One of the activities in Matriculation Week was this. The freshmen were supposed to negotiate a maze (known, not surprisingly, as the Matriculation Maze), at strategic points of which various clubs and societies had set up booths to entice the freshies to join their activities. When I came to the stall of the Catholic Students' Society, I deliberately refused to "sign on" or to even let on that I was affiliated in any way with Catholicism.
Therefore, for about half a year, no Catholic group ever pestered me to join them or their Masses or what-not. I was happy and kept busy with studies, hostel life and my new girlfriend (not necessarily in that order).
One day, a classmate of mine found out that I was (at least nominally) a Catholic, and invited me to attend a talk on the Apparitions of Mary in Medjugorje at one of the lecture theatres in NUS. To be expected, I was rather sceptical about the whole thing. (Bah, medieval superstition!) And the talk was supposed to last 3 hours, which was 3 hours too long, as far as I was concerned.
So I demurred.

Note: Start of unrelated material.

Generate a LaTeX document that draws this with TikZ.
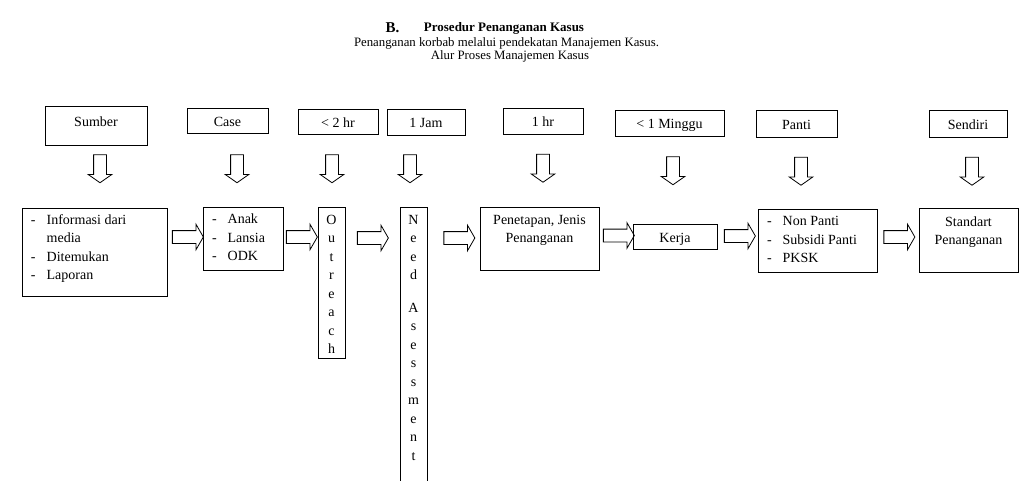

But this girl was persistent (turns out she's from the Legion of Mary), and I gave in eventually. Therefore, one Friday night in mid-December 1990, I turned up at the lecture hall for the presentation, which was given by the ubiquitous Victor & Vivienne Wee (God bless them!).
I barely felt the 3 hours slip by. The talk was fascinating!
The apparitions of the Blessed Virgin Mary were taking place in a little village called Medjugorje, in Yugoslavia. At the time, the apparitions had been occurring daily to these 6 Croatian kids for nearly 10 years. Millions of pilgrims had gone to Medjugorje, and had reported signs and wonders and healings and miracles.
The apparitions were quite unprecedented in that they were occurring daily... and for so long! I understand that Marija Pavlovich, one of the visionaries, is still seeing the Blessed Mother everyday. Accounts of the Medjugorje apparitions were featured in such periodicals as Newsweek, Life, Reader's Digest, etc. I even heard that a documentary on Medjugorje was shown on BBC. Some years later, a movie was also made about the apparitions. It starred Martin Sheen, Michael York and Morgan Fairchild (as a nun!).
My interest was piqued. After the talk was over, I bought an armload of literature on Medjugorje, the first time in my life I purchased anything to do with religion! I devoured the books within a few days, but I was still hungry for more. I decided to do the unthinkable: I would pay a visit to the Catholic bookshops.
Within a few months, I had amassed a rather impressive collection of Catholic books. The more I read, the more my doubts began to be dispelled. I found out, with mixed horror and delight, that all the answers to life's nagging problems could be found in Jesus' Church all along, the Catholic Church!
I can't remember the exact date when I decided to "come home to Rome", but it couldn't have been more than a few months from that fateful Friday night in December 1990. I made my peace with God and re-entered Holy Mother Church.
It has been more than 7 years since my conversion, and during that time, I have never once regretted becoming a Catholic. It's not the "easiest" religion in the world, but I believe that it's the "truest" and ultimately that's all that matters.
God's grace is truly amazing. All it took was a 3-hour talk and a few months of reading to change over 20 years worth of bad formation, erroneous thinking and sinful attitude. Praise the Lord!
PS. Unlike the Blessed Mother's apparitions in Lourdes, France (1858) and Fatima, Portugal (1917), the Medjugorje apparitions have not yet been approved by the Church. The simple reason is as follows: the apparitions are on-going, and Rome will not be able to give a positive declaration until the purported visions have ceased. As a loyal son of the Church, I, of course, accept in advance the decision of the Holy See regarding the authenticity (or otherwise) of the Medjugorje apparitions.